Adapun Silsilah Raja-Raja / Pemimpin Pemerintahan Pidier saat itu adalah Sebagai berikut :
1.Maharaja Sulaiman Noer: Anak Sultan Husein Syah.
2.Maharaha Sjamsu Syah: Kemudian menjadi Sultan Aceh.
3.Maharaja Malik Ma’roef Syah: Putra dari Maharaja Sulaiman Noer.
Mangkat pada tahun 1511 M, dikuburkan di Klibeut di sisi kuburan
ayahnya.
4.Maharaja Ahmad Sjah: Putra Maharaja Ma’roef Syah. Pernah berperang
melawan Sulthan Ali Mughayat Syah, tapi kalah.

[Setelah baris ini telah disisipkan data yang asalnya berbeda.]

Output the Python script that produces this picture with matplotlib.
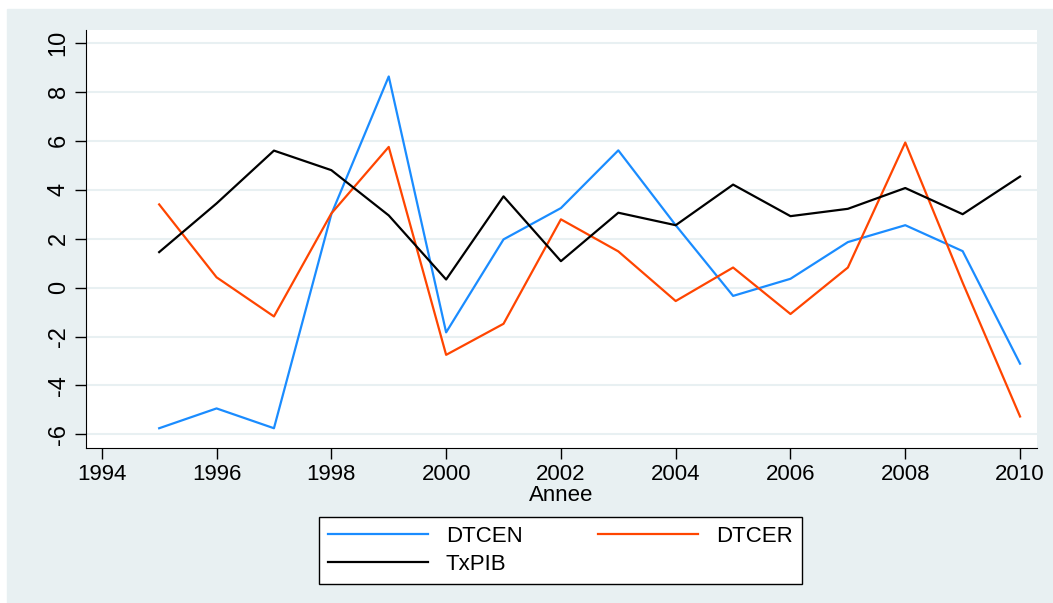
import matplotlib.pyplot as plt
from matplotlib.patches import Rectangle

annee = [1995, 1996, 1997, 1998, 1999, 2000, 2001, 2002,
         2003, 2004, 2005, 2006, 2007, 2008, 2009, 2010]
dtcen = [-5.75, -4.94, -5.75, 3.0, 8.63, -1.83, 1.97, 3.25,
         5.61, 2.55, -0.34, 0.36, 1.86, 2.55, 1.49, -3.11]
dtcer = [3.40, 0.42, -1.18, 3.03, 5.75, -2.75, -1.48, 2.79,
         1.48, -0.55, 0.82, -1.08, 0.82, 5.93, 0.2, -5.27]
txpib = [1.45, 3.44, 5.60, 4.80, 2.95, 0.33, 3.73, 1.08,
         3.06, 2.55, 4.21, 2.92, 3.22, 4.07, 3.00, 4.54]

xticks = list(range(1994, 2011, 2))
yticks = list(range(-6, 11, 2))

bg = "#E8F0F2"
plt.rcParams['font.family'] = ['Liberation Sans', 'DejaVu Sans']
plt.rcParams['axes.unicode_minus'] = False

fig = plt.figure(figsize=(10.53, 6.03), dpi=100)
fig.patch.set_facecolor("white")
# stata-like grey panel, white margin at left and top
fig.patches.append(Rectangle((7 / 1053, 0), 1, 1 - 9 / 603,
                             transform=fig.transFigure, color=bg, zorder=-10))

ax = fig.add_axes([85.7 / 1053, 1 - 448.3 / 603,
                   (1036.7 - 85.7) / 1053, (448.3 - 30) / 603])
ax.set_zorder(1)
ax.set_facecolor("white")

l1, = ax.plot(annee, dtcen, color="#1A8CFF", lw=1.6, label="DTCEN")
l2, = ax.plot(annee, dtcer, color="#FF4500", lw=1.6, label="DTCER")
l3, = ax.plot(annee, txpib, color="black", lw=1.6, label="TxPIB")

ax.set_xlim(1993.72, 2010.29)
ax.set_ylim(-6.57, 10.53)
ax.set_xticks(xticks)
ax.set_yticks(yticks)
ax.grid(axis="y", color=bg, lw=1.5)
ax.set_axisbelow(True)
for s in ["top", "right"]:
    ax.spines[s].set_visible(False)
ax.tick_params(axis="both", direction="out", length=8, width=1, labelsize=16)
ax.tick_params(axis="y", labelrotation=90, labelsize=17)
for t in ax.get_yticklabels():
    t.set_verticalalignment("center")
ax.set_xlabel("Annee", fontsize=16, labelpad=0)

leg = fig.legend(handles=[l1, l3, l2], ncol=2, loc="center",
                 bbox_to_anchor=(319.3 / 1053, 1 - 584.3 / 603,
                                 (801.7 - 319.3) / 1053, (584.3 - 516.7) / 603),
                 mode="expand", fontsize=16, fancybox=False, frameon=True,
                 framealpha=1, facecolor="white",
                 edgecolor="black", handlelength=4.5, handletextpad=0.8,
                 labelspacing=0.3, borderaxespad=0)
leg.get_frame().set_linewidth(1)

fig.savefig("out.png", dpi=100, facecolor=fig.get_facecolor())
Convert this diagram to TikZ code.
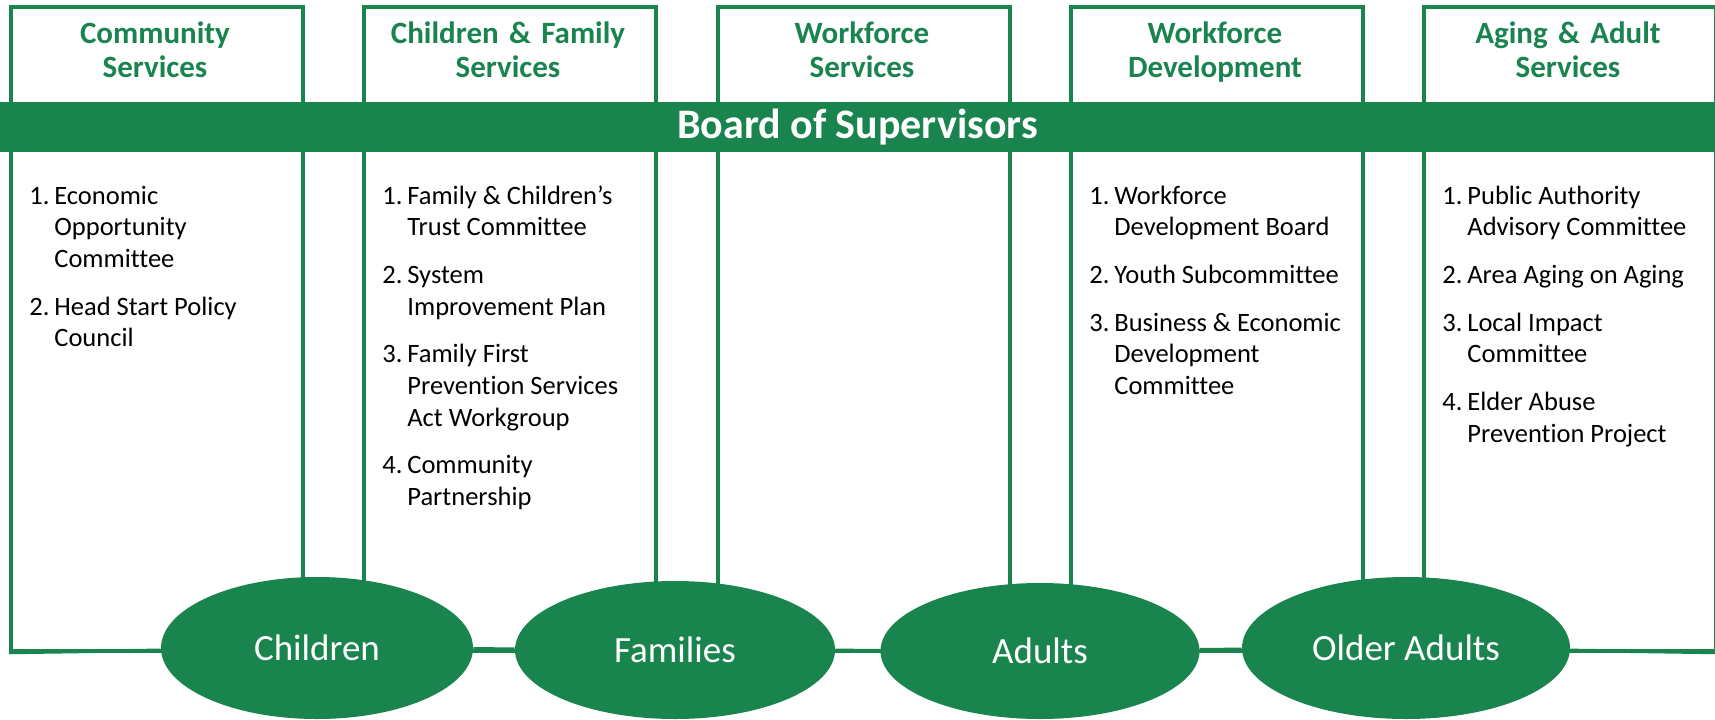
\documentclass[tikz,border=0pt]{standalone}
\usepackage{fontspec}
\setmainfont{Carlito}[Ligatures=NoCommon]
\usetikzlibrary{shapes.geometric}

\definecolor{boardgreen}{RGB}{26,132,78}

\tikzset{
    svcbox/.style={draw=boardgreen, line width=1.75pt, minimum width=146pt,
        minimum height=322pt, anchor=north west, inner sep=0pt},
    svctitle/.style={text=boardgreen, anchor=base, text width=140pt, align=center,
        inner sep=0pt, font=\fontsize{15.5}{17}\selectfont\bfseries},
    itemlist/.style={anchor=base west, inner sep=0pt,
        font=\fontsize{13.25}{15.85}\selectfont},
    band/.style={fill=boardgreen, text=white, minimum width=857.5pt,
        minimum height=25pt, inner sep=0pt, font=\fontsize{21}{25}\selectfont\bfseries},
    group/.style={ellipse, fill=boardgreen, text=white, inner sep=0pt,
        font=\fontsize{18.5}{22}\selectfont},
    link/.style={draw=boardgreen, line width=1.75pt}
}

\begin{document}
\begin{tikzpicture}[x=0.5pt, y=-0.5pt]
\useasboundingbox (0,0) rectangle (1715,719);

%%   service boxes
    \node[svcbox] (comm) at (9, 5) {};
    \node[svcbox] (cfs) at (362, 5) {};
    \node[svcbox] (wfs) at (716, 5) {};
    \node[svcbox] (wfd) at (1069, 5) {};
    \node[svcbox] (aas) at (1422, 5) {};

%%   titles
    \node[svctitle] (comm-t) at (155, 43) {Community\\Services};
    \node[svctitle] (cfs-t) at (508, 43) {Children \& Family\\Services};
    \node[svctitle] (wfs-t) at (862, 43) {Workforce\\Services};
    \node[svctitle] (wfd-t) at (1215, 43) {Workforce\\Development};
    \node[svctitle] (aas-t) at (1568, 43) {Aging \& Adult\\Services};

%%   board
    \node[band] (board) at (857.5, 127) {Board of Supervisors};

%%   committees
    \node[itemlist] (comm-l) at (29, 204) {\begin{tabular}[t]{@{}p{12.5pt}@{}l@{}}
        1. & Economic\\ & Opportunity\\ & Committee\\[8pt]
        2. & Head Start Policy\\ & Council
    \end{tabular}};
    \node[itemlist] (cfs-l) at (382, 204) {\begin{tabular}[t]{@{}p{12.5pt}@{}l@{}}
        1. & Family \& Children’s\\ & Trust Committee\\[8pt]
        2. & System\\ & Improvement Plan\\[8pt]
        3. & Family First\\ & Prevention Services\\ & Act Workgroup\\[8pt]
        4. & Community\\ & Partnership
    \end{tabular}};
    \node[itemlist] (wfd-l) at (1089, 204) {\begin{tabular}[t]{@{}p{12.5pt}@{}l@{}}
        1. & Workforce\\ & Development Board\\[8pt]
        2. & Youth Subcommittee\\[8pt]
        3. & Business \& Economic\\ & Development\\ & Committee
    \end{tabular}};
    \node[itemlist] (aas-l) at (1442, 204) {\begin{tabular}[t]{@{}p{12.5pt}@{}l@{}}
        1. & Public Authority\\ & Advisory Committee\\[8pt]
        2. & Area Aging on Aging\\[8pt]
        3. & Local Impact\\ & Committee\\[8pt]
        4. & Elder Abuse\\ & Prevention Project
    \end{tabular}};

%%   groups served
    \node[group, minimum width=156pt, minimum height=71pt] (children) at (317, 648) {Children};
    \node[group, minimum width=160pt, minimum height=69pt] (families) at (675, 650) {Families};
    \node[group, minimum width=159.5pt, minimum height=68pt] (adults) at (1040, 651) {Adults};
    \node[group, minimum width=164pt, minimum height=71pt] (older) at (1406, 648) {Older Adults};

    \draw[link] (comm.south west) -- (children) -- (families) -- (adults) -- (older) -- (aas.south east);
\end{tikzpicture}
\end{document}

Mangkat pada tahun 1520
M, dikuburkan di Klibeut di sisi kuburan ayahnya.
5.Maharaja Husain Syah: Putra Sultan Riayat Syah II (Meureuhom Khaa), kemuian menggantikan ayahnya menjadi Sulthan Aceh.
6.Maharaja Saidil Mukamil: Putra dari Maharaja Firman Syah, kemudian
menjadi Sulthan Aceh dari 1589 sampai 1604 M. Ayah dari ibu Sulthan
Iskandar Muda.
7.Maharaja Husain Syah: Putra dari Sulthan Saidil Mukamil
8.Maharaja Meurah Poli: Meurah Poli Negri Keumangan dikenal sebagai
Laksamana Panglima Pidie yang terkenal dalam perang Malaka (Pran Raja
Siujud).
9.Maharaja Po Meurah: Syahir Poli, Bentara IX Mukim Keumangan yang bergelar Pang Ulee Peunaroe. Pengatur negeri Pidie.
10.Meurah Po Itam : Bentara Kumangan bergelar Pang Ulee Peunaroe.
11.Meurah Po Puan : Bentara keumangan bergelar Pang Ulee peunaroe
12.Meurah Po Thahir : Bentara Keumangan yang terkenal dalam perang Pocut
Muhammad dengan Potue Djemaloiy (Sulthan Djamalul Alam Badrul Munir)
pada tahun 1740 M. Ia mempunyai dua orang saudara: Meurah Po Doom dan
Meurah Po Djoho.
13.Meurah Po Seuman: Pang Ulee Peunaroe dengan nama asli Usman.
14.Meurah Po Lateh: Pang Ule peunaroe dengan nama asli Abdul Latif, terkenal dengan sebutan Keumangan Teungeut.
15.Teuku Keumangan Yusuf: Sudah masuk masa perang Aceh dengan Belanda.